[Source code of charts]
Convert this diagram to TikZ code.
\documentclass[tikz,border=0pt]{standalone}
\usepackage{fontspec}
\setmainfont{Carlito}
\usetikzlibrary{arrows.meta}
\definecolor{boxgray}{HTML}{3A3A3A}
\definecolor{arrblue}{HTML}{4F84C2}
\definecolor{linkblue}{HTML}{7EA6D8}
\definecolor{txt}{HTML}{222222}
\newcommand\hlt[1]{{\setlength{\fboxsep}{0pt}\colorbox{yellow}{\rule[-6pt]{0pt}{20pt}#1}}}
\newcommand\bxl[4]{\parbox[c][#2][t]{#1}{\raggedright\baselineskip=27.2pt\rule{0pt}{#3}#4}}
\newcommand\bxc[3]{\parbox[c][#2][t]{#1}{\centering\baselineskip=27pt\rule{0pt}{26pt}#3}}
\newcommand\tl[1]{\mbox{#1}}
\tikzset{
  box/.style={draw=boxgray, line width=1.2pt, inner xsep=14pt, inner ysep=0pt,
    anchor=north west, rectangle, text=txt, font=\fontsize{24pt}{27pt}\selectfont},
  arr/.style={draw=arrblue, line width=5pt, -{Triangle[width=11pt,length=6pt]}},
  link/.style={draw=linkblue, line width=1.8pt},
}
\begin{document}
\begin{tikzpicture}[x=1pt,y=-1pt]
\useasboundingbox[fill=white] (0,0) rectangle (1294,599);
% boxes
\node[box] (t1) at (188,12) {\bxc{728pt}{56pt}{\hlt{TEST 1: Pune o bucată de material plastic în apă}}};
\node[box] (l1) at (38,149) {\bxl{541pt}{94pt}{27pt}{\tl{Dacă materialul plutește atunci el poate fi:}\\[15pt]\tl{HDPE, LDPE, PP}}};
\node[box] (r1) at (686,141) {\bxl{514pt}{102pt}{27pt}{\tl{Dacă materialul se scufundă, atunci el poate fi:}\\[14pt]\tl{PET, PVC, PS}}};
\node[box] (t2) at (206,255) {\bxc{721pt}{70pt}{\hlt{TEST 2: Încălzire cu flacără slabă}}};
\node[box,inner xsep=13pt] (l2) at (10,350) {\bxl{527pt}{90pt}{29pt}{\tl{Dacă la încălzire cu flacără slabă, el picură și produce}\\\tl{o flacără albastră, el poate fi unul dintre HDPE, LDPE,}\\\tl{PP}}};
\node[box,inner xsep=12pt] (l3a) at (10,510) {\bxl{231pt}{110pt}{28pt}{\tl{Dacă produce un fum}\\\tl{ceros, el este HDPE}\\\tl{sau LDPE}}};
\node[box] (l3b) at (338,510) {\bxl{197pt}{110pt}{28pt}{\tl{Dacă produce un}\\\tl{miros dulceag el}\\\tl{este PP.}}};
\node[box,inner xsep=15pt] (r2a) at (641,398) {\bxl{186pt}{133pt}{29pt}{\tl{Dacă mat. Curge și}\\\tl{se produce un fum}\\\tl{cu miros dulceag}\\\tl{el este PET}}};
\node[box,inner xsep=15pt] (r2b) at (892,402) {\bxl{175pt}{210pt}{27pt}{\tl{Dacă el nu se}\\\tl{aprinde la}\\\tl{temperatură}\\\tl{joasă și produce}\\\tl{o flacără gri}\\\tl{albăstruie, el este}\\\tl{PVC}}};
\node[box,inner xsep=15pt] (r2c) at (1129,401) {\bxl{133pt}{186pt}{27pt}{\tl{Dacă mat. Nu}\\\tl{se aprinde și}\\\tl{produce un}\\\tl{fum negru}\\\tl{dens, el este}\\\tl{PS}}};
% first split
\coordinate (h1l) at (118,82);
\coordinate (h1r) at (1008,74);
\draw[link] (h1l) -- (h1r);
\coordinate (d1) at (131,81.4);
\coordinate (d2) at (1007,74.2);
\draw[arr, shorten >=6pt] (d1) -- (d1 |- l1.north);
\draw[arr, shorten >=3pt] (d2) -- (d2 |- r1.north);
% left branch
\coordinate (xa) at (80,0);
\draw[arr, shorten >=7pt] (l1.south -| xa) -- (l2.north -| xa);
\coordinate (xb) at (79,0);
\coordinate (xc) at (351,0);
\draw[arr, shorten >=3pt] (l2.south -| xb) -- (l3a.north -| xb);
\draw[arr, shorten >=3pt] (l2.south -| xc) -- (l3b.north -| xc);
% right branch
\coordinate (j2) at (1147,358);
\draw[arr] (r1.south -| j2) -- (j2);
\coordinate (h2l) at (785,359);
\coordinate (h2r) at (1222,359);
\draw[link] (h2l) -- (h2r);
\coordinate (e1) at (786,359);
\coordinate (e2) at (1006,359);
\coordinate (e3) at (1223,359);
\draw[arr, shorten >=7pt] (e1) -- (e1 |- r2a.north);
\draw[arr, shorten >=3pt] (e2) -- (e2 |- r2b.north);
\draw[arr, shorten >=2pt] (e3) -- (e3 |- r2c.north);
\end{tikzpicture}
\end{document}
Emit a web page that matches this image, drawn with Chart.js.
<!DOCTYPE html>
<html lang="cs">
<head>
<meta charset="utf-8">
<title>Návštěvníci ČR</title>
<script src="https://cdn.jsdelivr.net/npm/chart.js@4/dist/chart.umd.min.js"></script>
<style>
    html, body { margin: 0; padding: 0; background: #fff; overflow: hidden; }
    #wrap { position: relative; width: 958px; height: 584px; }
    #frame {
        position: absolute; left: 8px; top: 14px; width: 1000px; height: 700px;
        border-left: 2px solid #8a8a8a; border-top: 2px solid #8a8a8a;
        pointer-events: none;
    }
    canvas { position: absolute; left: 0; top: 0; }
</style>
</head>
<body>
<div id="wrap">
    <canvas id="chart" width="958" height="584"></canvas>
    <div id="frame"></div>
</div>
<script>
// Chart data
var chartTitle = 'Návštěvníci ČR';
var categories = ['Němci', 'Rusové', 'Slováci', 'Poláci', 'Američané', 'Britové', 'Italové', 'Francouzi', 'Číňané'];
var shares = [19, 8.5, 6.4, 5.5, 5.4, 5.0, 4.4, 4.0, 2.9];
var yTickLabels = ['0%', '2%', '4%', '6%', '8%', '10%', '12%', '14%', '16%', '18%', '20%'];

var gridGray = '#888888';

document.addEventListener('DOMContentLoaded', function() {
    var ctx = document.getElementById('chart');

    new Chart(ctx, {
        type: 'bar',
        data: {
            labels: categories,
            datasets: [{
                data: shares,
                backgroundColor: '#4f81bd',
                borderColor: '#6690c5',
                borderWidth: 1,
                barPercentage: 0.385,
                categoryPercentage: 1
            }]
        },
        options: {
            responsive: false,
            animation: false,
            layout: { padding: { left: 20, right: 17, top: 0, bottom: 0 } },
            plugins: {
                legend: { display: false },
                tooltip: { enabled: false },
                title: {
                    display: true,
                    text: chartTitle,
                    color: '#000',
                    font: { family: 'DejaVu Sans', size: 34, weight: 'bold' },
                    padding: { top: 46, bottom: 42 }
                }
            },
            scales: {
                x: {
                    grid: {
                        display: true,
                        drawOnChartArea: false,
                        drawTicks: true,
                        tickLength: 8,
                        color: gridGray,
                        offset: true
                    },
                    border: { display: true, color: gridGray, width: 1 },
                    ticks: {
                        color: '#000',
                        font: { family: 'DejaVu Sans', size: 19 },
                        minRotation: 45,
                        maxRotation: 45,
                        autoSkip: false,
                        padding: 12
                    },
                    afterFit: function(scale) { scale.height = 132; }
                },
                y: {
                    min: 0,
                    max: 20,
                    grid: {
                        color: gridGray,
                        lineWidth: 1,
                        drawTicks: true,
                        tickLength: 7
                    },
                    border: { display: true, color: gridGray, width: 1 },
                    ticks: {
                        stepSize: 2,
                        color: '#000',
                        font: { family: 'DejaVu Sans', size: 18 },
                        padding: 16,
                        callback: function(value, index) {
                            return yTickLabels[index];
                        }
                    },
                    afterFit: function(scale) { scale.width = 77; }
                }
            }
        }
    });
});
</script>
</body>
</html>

Request: Working from the data above, extract solely the lines from the one containing "Emit a web page" through the one containing "var ctx = document.getElementById('chart');", exactly as they appear, both included.

Correct result:
Emit a web page that matches this image, drawn with Chart.js.
<!DOCTYPE html>
<html lang="cs">
<head>
<meta charset="utf-8">
<title>Návštěvníci ČR</title>
<script src="https://cdn.jsdelivr.net/npm/chart.js@4/dist/chart.umd.min.js"></script>
<style>
    html, body { margin: 0; padding: 0; background: #fff; overflow: hidden; }
    #wrap { position: relative; width: 958px; height: 584px; }
    #frame {
        position: absolute; left: 8px; top: 14px; width: 1000px; height: 700px;
        border-left: 2px solid #8a8a8a; border-top: 2px solid #8a8a8a;
        pointer-events: none;
    }
    canvas { position: absolute; left: 0; top: 0; }
</style>
</head>
<body>
<div id="wrap">
    <canvas id="chart" width="958" height="584"></canvas>
    <div id="frame"></div>
</div>
<script>
// Chart data
var chartTitle = 'Návštěvníci ČR';
var categories = ['Němci', 'Rusové', 'Slováci', 'Poláci', 'Američané', 'Britové', 'Italové', 'Francouzi', 'Číňané'];
var shares = [19, 8.5, 6.4, 5.5, 5.4, 5.0, 4.4, 4.0, 2.9];
var yTickLabels = ['0%', '2%', '4%', '6%', '8%', '10%', '12%', '14%', '16%', '18%', '20%'];

var gridGray = '#888888';

document.addEventListener('DOMContentLoaded', function() {
    var ctx = document.getElementById('chart');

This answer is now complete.